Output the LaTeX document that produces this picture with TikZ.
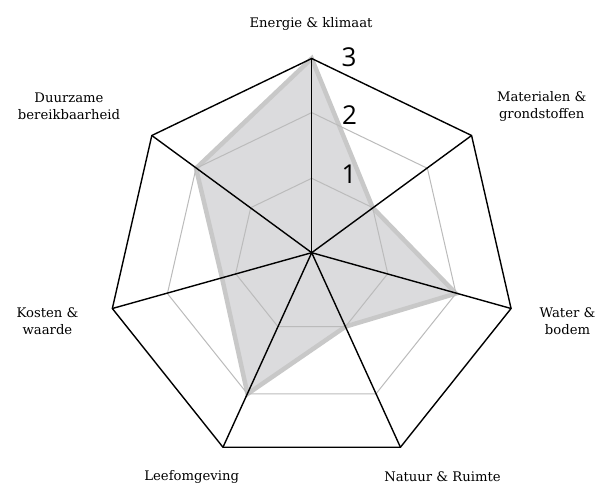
\documentclass[tikz,border=0pt]{standalone}
\usepackage{fontspec}
\setmainfont{DejaVu Serif}
\newfontfamily\digitfont{Open Sans}
\usetikzlibrary{calc}

\definecolor{gridgray}{HTML}{BBBBBB}
\definecolor{scorefill}{HTML}{DBDBDD}
\definecolor{scoreline}{HTML}{C8C8C8}

\begin{document}
\begin{tikzpicture}
[ x=1pt, y=-1pt
, spoke/.style={draw=black, line width=1.4pt}
, ring/.style={draw=gridgray, line width=1pt}
, rim/.style={draw=black, line width=1.4pt, line join=miter}
, score/.style={fill=scorefill, draw=scoreline, line width=4.5pt, line join=miter}
, topic/.style={font=\fontsize{13.2}{17}\selectfont, align=center, inner sep=0pt}
, scalemark/.style={font=\digitfont\fontsize{26}{26}\selectfont, inner sep=0pt}
]
\useasboundingbox (0,0) rectangle (600,486);
\coordinate (hub) at (311.7,252.7);
% ring vertices: level/radius/centre
\foreach \l/\r/\cy in {1/78/256.3, 2/148/260.6, 3/204.5/263} {
  \foreach \i in {0,...,6} {
    \coordinate (r\l-\i) at ($(311.7,\cy)+(-90+\i*360/7:\r)$);
  }
}
% scores
\draw [score] (r3-0) -- (r1-1) -- (r2-2) -- (r1-3) -- (r2-4)
  -- ($(hub)!0.45!(r3-5)$) -- (r2-6) -- cycle;
% grid
\foreach \l in {1,2} {
  \draw [ring] (r\l-0) -- (r\l-1) -- (r\l-2) -- (r\l-3) -- (r\l-4) -- (r\l-5) -- (r\l-6) -- cycle;
}
\foreach \i in {0,...,6} {
  \draw [spoke] (hub) -- (r3-\i);
}
\draw [rim] (r3-0) -- (r3-1) -- (r3-2) -- (r3-3) -- (r3-4) -- (r3-5) -- (r3-6) -- cycle;
% scale
\node (three) [scalemark] at (349,57.5) {3};
\node (two) [scalemark] at (349.5,115.5) {2};
\node (one) [scalemark] at (349,174.5) {1};
% topics
\node (energie) [topic] at (311,24) {Energie \& klimaat};
\node (materialen) [topic] at (541.7,106.5) {Materialen \&\\grondstoffen};
\node (water) [topic] at (567.5,321.5) {Water \&\\bodem};
\node (natuur) [topic] at (442.5,477) {Natuur \& Ruimte};
\node (leefomgeving) [topic] at (191.7,477) {Leefomgeving};
\node (kosten) [topic] at (47.5,321.5) {Kosten \&\\waarde};
\node (duurzame) [topic] at (69,106.5) {Duurzame\\bereikbaarheid};
\end{tikzpicture}
\end{document}
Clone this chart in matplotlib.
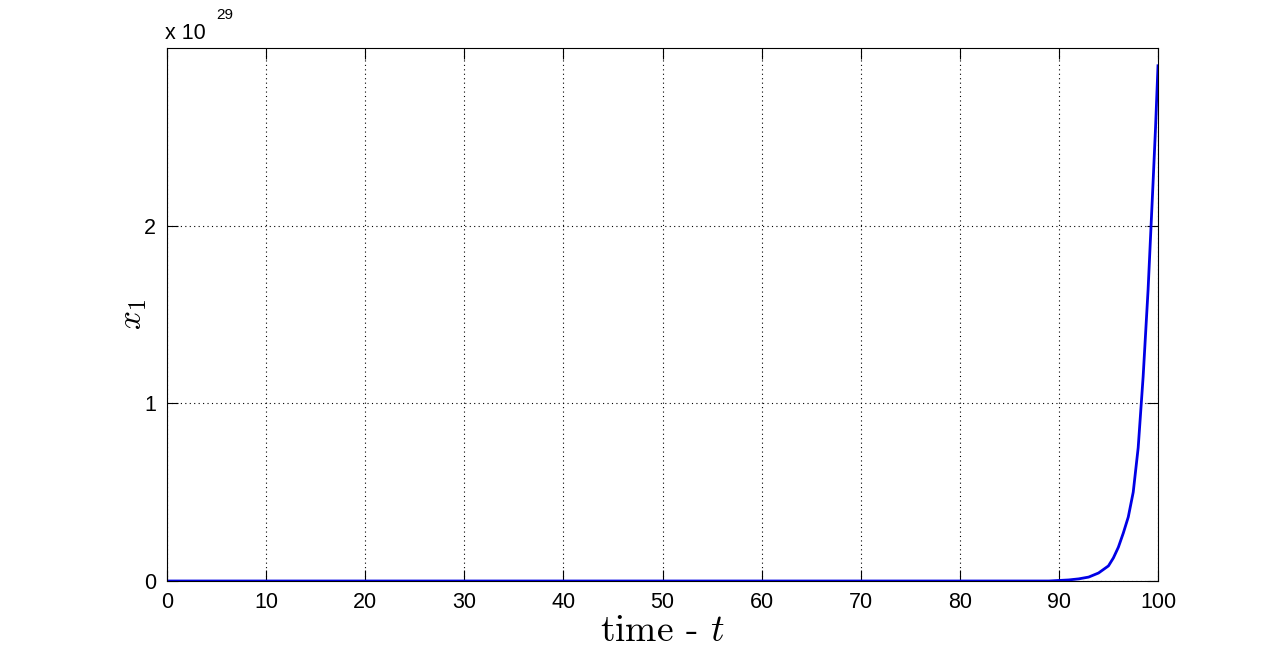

+++++

* [Work to complete] Look over the listing above. Pick out and copy every line that includes "this".

* [Solved exercise]
Output the LaTeX document that produces this picture with TikZ.
Clone this chart in matplotlib.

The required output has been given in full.